**What to produce:** Set the listing down again exactly, please, apart from its pictures.

**Collected data:**
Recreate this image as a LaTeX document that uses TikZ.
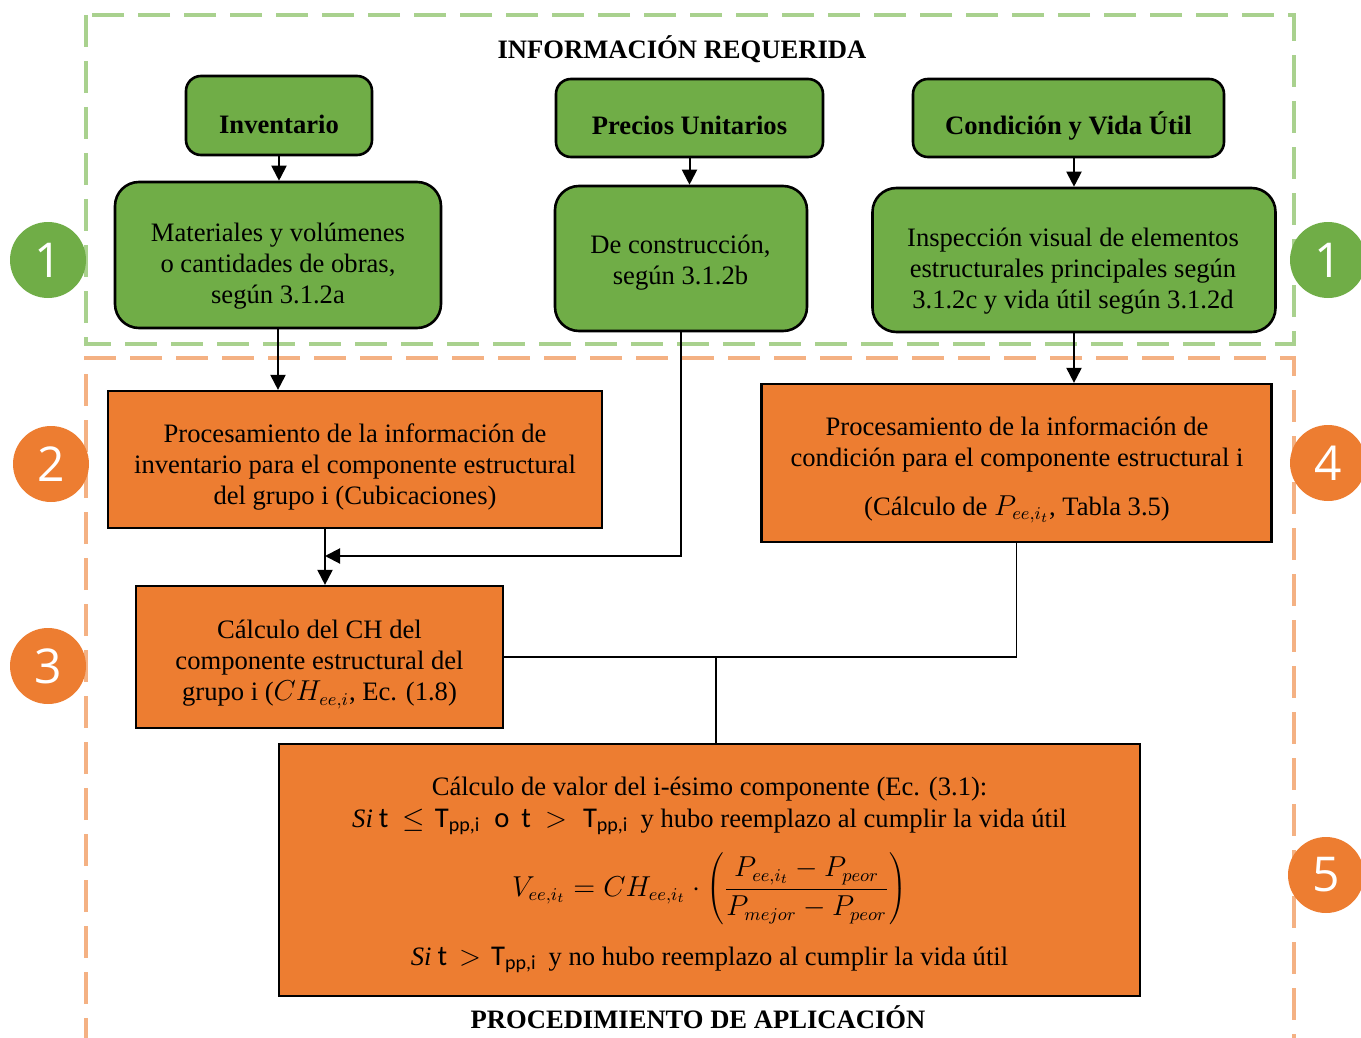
\documentclass[tikz,border=0pt]{standalone}
\usepackage{fontspec}
\setmainfont{Liberation Serif}
\newfontfamily\carl{Carlito}
\newfontfamily\numfont{Open Sans}
\usetikzlibrary{arrows.meta}
\definecolor{gfill}{RGB}{112,173,71}
\definecolor{ofill}{RGB}{237,125,49}
\definecolor{gdashc}{RGB}{169,209,142}
\definecolor{odashc}{RGB}{244,177,131}
\newcommand\cbr[1]{{\carl\fontsize{14.3}{15.5}\selectfont #1}}
\tikzset{
 gbox/.style={draw=black, line width=1.3pt, fill=gfill, rounded corners=7.5pt, inner sep=0pt},
 obox/.style={draw=black, line width=1.1pt, fill=ofill, inner sep=0pt},
 sz/.style 2 args={minimum width=#1*0.5pt, minimum height=#2*0.5pt},
 txt/.style={font=\fontsize{13.3}{15.5}\selectfont, align=center, inner sep=0pt},
 ltxt/.style={font=\fontsize{13.3}{15.5}\selectfont, inner sep=0pt, anchor=base},
 btxt/.style={font=\bfseries\fontsize{13.3}{15.5}\selectfont, inner sep=0pt, anchor=base},
 arr/.style={line width=1pt, -{Triangle[length=7.5pt,width=7.5pt]}},
 conn/.style={line width=1pt},
 thinconn/.style={line width=0.6pt},
 num/.style={circle, inner sep=0pt, minimum size=38pt, text=white, font=\numfont\fontsize{24}{24}\selectfont},
 gdash/.style={draw=gdashc, line width=1.6pt, dash pattern=on 16pt off 7pt},
 odash/.style={draw=odashc, line width=1.6pt, dash pattern=on 16pt off 7pt},
}
\begin{document}
\begin{tikzpicture}[x=0.5pt,y=-0.5pt]
\useasboundingbox (0,0) rectangle (1361,1038);
% dashed frames
\draw[gdash] (86,15) rectangle (1294,344);
\draw[odash] (86,1050) -- (86,358) -- (1294,358) -- (1294,1050);
% titles
\node[btxt] (title1) at (682,59) {INFORMACIÓN REQUERIDA};
\node[btxt] (title2) at (698,1028) {PROCEDIMIENTO DE APLICACIÓN};
% green boxes
\node[gbox, sz={186}{79}] (inv) at (279,115.5) {};
\node[btxt] (inv-t) at (279,133.5) {Inventario};
\node[gbox, rounded corners=12pt, sz={326}{146}] (mat) at (278,255) {};
\node[txt] (mat-t) at (278,266) {Materiales y volúmenes\\o cantidades de obras,\\según 3.1.2a};
\node[gbox, sz={267}{78}] (pre) at (689.5,118) {};
\node[btxt] (pre-t) at (689.5,134.5) {Precios Unitarios};
\node[gbox, rounded corners=12pt, sz={252}{145}] (con) at (681,258.5) {};
\node[txt] (con-t) at (680.5,262.5) {De construcción,\\según 3.1.2b};
\node[gbox, sz={311}{78}] (cvu) at (1068.5,118) {};
\node[btxt] (cvu-t) at (1068.5,135) {Condición y Vida Útil};
\node[gbox, rounded corners=12pt, sz={403}{144}] (insp) at (1074,260) {};
\node[txt] (insp-t) at (1073,271) {Inspección visual de elementos\\estructurales principales según\\3.1.2c y vida útil según 3.1.2d};
% orange boxes
\node[obox, sz={494}{137}] (pinv) at (355,459.5) {};
\node[txt] (pinv-t) at (355,467.5) {Procesamiento de la información de\\inventario para el componente estructural\\del grupo i (Cubicaciones)};
\node[obox, sz={510}{158}] (pcond) at (1016.5,463) {};
\node[ltxt] (pcond-t1) at (1017,435) {Procesamiento de la información de};
\node[ltxt] (pcond-t2) at (1017,466) {condición para el componente estructural i};
\node[ltxt] (pcond-t3) at (1017,515.5) {(Cálculo de $P_{ee,i_t}$, Tabla 3.5)};
\node[obox, sz={367}{142}] (cch) at (319.5,657) {};
\node[txt] (cch-t) at (319.5,664.5) {Cálculo del CH del\\componente estructural del\\grupo i ($CH_{ee,i}$, Ec. (1.8)};
\node[obox, sz={861}{252}] (cval) at (709.5,870) {};
\node[ltxt] (cval-t1) at (709.5,795) {Cálculo de valor del i-ésimo componente (Ec. (3.1):};
\node[ltxt] (cval-t2) at (709.5,827) {{\itshape Si}\hspace{3pt}\cbr{t}\hspace{7pt}$\leq$\hspace{5pt}\cbr{T\textsubscript{pp,i}}\hspace{7pt}\cbr{o}\hspace{6pt}\cbr{t}\hspace{7pt}$>$\hspace{8pt}\cbr{T\textsubscript{pp,i}}\hspace{6pt}y hubo reemplazo al cumplir la vida útil};
\node[txt] (cval-f) at (709.5,889) {$\displaystyle V_{ee,i_t} = CH_{ee,i_t}\cdot\left(\frac{P_{ee,i_t}-P_{peor}}{P_{mejor}-P_{peor}}\right)$};
\node[ltxt] (cval-t4) at (709.5,965) {{\itshape Si}\hspace{3pt}\cbr{t}\hspace{6pt}$>$\hspace{5pt}\cbr{T\textsubscript{pp,i}}\hspace{6pt}y no hubo reemplazo al cumplir la vida útil};
% connectors
\draw[arr] (inv.south) -- (inv.south |- mat.north);
\draw[arr] (pre.south) -- (pre.south |- con.north);
\draw[arr] (insp.north |- cvu.south) -- (insp.north);
\draw[arr] (mat.south) -- (mat.south |- pinv.north);
\coordinate (m) at (325,556);
\draw[arr] (con.south) |- (m);
\draw[arr] (pinv.south -| m) -- (cch.north -| m);
\draw[arr] (insp.south) -- (insp.south |- pcond.north);
\coordinate (j) at (716,657);
\draw[conn] (cch.east) -- (j) -- (cval.north -| j);
\draw[thinconn] (pcond.south) |- (j);
% step numbers
\node[num, fill=gfill] (n1a) at (48,260) {1};
\node[num, fill=gfill] (n1b) at (1328,260) {1};
\node[num, fill=ofill] (n2) at (51,464) {2};
\node[num, fill=ofill] (n3) at (48,666) {3};
\node[num, fill=ofill] (n4) at (1328,463) {4};
\node[num, fill=ofill] (n5) at (1326,875) {5};
\end{tikzpicture}
\end{document}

**Answer to this exercise:**
Recreate this image as a LaTeX document that uses TikZ.
\documentclass[tikz,border=0pt]{standalone}
\usepackage{fontspec}
\setmainfont{Liberation Serif}
\newfontfamily\carl{Carlito}
\newfontfamily\numfont{Open Sans}
\usetikzlibrary{arrows.meta}
\definecolor{gfill}{RGB}{112,173,71}
\definecolor{ofill}{RGB}{237,125,49}
\definecolor{gdashc}{RGB}{169,209,142}
\definecolor{odashc}{RGB}{244,177,131}
\newcommand\cbr[1]{{\carl\fontsize{14.3}{15.5}\selectfont #1}}
\tikzset{
 gbox/.style={draw=black, line width=1.3pt, fill=gfill, rounded corners=7.5pt, inner sep=0pt},
 obox/.style={draw=black, line width=1.1pt, fill=ofill, inner sep=0pt},
 sz/.style 2 args={minimum width=#1*0.5pt, minimum height=#2*0.5pt},
 txt/.style={font=\fontsize{13.3}{15.5}\selectfont, align=center, inner sep=0pt},
 ltxt/.style={font=\fontsize{13.3}{15.5}\selectfont, inner sep=0pt, anchor=base},
 btxt/.style={font=\bfseries\fontsize{13.3}{15.5}\selectfont, inner sep=0pt, anchor=base},
 arr/.style={line width=1pt, -{Triangle[length=7.5pt,width=7.5pt]}},
 conn/.style={line width=1pt},
 thinconn/.style={line width=0.6pt},
 num/.style={circle, inner sep=0pt, minimum size=38pt, text=white, font=\numfont\fontsize{24}{24}\selectfont},
 gdash/.style={draw=gdashc, line width=1.6pt, dash pattern=on 16pt off 7pt},
 odash/.style={draw=odashc, line width=1.6pt, dash pattern=on 16pt off 7pt},
}
\begin{document}
\begin{tikzpicture}[x=0.5pt,y=-0.5pt]
\useasboundingbox (0,0) rectangle (1361,1038);
% dashed frames
\draw[gdash] (86,15) rectangle (1294,344);
\draw[odash] (86,1050) -- (86,358) -- (1294,358) -- (1294,1050);
% titles
\node[btxt] (title1) at (682,59) {INFORMACIÓN REQUERIDA};
\node[btxt] (title2) at (698,1028) {PROCEDIMIENTO DE APLICACIÓN};
% green boxes
\node[gbox, sz={186}{79}] (inv) at (279,115.5) {};
\node[btxt] (inv-t) at (279,133.5) {Inventario};
\node[gbox, rounded corners=12pt, sz={326}{146}] (mat) at (278,255) {};
\node[txt] (mat-t) at (278,266) {Materiales y volúmenes\\o cantidades de obras,\\según 3.1.2a};
\node[gbox, sz={267}{78}] (pre) at (689.5,118) {};
\node[btxt] (pre-t) at (689.5,134.5) {Precios Unitarios};
\node[gbox, rounded corners=12pt, sz={252}{145}] (con) at (681,258.5) {};
\node[txt] (con-t) at (680.5,262.5) {De construcción,\\según 3.1.2b};
\node[gbox, sz={311}{78}] (cvu) at (1068.5,118) {};
\node[btxt] (cvu-t) at (1068.5,135) {Condición y Vida Útil};
\node[gbox, rounded corners=12pt, sz={403}{144}] (insp) at (1074,260) {};
\node[txt] (insp-t) at (1073,271) {Inspección visual de elementos\\estructurales principales según\\3.1.2c y vida útil según 3.1.2d};
% orange boxes
\node[obox, sz={494}{137}] (pinv) at (355,459.5) {};
\node[txt] (pinv-t) at (355,467.5) {Procesamiento de la información de\\inventario para el componente estructural\\del grupo i (Cubicaciones)};
\node[obox, sz={510}{158}] (pcond) at (1016.5,463) {};
\node[ltxt] (pcond-t1) at (1017,435) {Procesamiento de la información de};
\node[ltxt] (pcond-t2) at (1017,466) {condición para el componente estructural i};
\node[ltxt] (pcond-t3) at (1017,515.5) {(Cálculo de $P_{ee,i_t}$, Tabla 3.5)};
\node[obox, sz={367}{142}] (cch) at (319.5,657) {};
\node[txt] (cch-t) at (319.5,664.5) {Cálculo del CH del\\componente estructural del\\grupo i ($CH_{ee,i}$, Ec. (1.8)};
\node[obox, sz={861}{252}] (cval) at (709.5,870) {};
\node[ltxt] (cval-t1) at (709.5,795) {Cálculo de valor del i-ésimo componente (Ec. (3.1):};
\node[ltxt] (cval-t2) at (709.5,827) {{\itshape Si}\hspace{3pt}\cbr{t}\hspace{7pt}$\leq$\hspace{5pt}\cbr{T\textsubscript{pp,i}}\hspace{7pt}\cbr{o}\hspace{6pt}\cbr{t}\hspace{7pt}$>$\hspace{8pt}\cbr{T\textsubscript{pp,i}}\hspace{6pt}y hubo reemplazo al cumplir la vida útil};
\node[txt] (cval-f) at (709.5,889) {$\displaystyle V_{ee,i_t} = CH_{ee,i_t}\cdot\left(\frac{P_{ee,i_t}-P_{peor}}{P_{mejor}-P_{peor}}\right)$};
\node[ltxt] (cval-t4) at (709.5,965) {{\itshape Si}\hspace{3pt}\cbr{t}\hspace{6pt}$>$\hspace{5pt}\cbr{T\textsubscript{pp,i}}\hspace{6pt}y no hubo reemplazo al cumplir la vida útil};
% connectors
\draw[arr] (inv.south) -- (inv.south |- mat.north);
\draw[arr] (pre.south) -- (pre.south |- con.north);
\draw[arr] (insp.north |- cvu.south) -- (insp.north);
\draw[arr] (mat.south) -- (mat.south |- pinv.north);
\coordinate (m) at (325,556);
\draw[arr] (con.south) |- (m);
\draw[arr] (pinv.south -| m) -- (cch.north -| m);
\draw[arr] (insp.south) -- (insp.south |- pcond.north);
\coordinate (j) at (716,657);
\draw[conn] (cch.east) -- (j) -- (cval.north -| j);
\draw[thinconn] (pcond.south) |- (j);
% step numbers
\node[num, fill=gfill] (n1a) at (48,260) {1};
\node[num, fill=gfill] (n1b) at (1328,260) {1};
\node[num, fill=ofill] (n2) at (51,464) {2};
\node[num, fill=ofill] (n3) at (48,666) {3};
\node[num, fill=ofill] (n4) at (1328,463) {4};
\node[num, fill=ofill] (n5) at (1326,875) {5};
\end{tikzpicture}
\end{document}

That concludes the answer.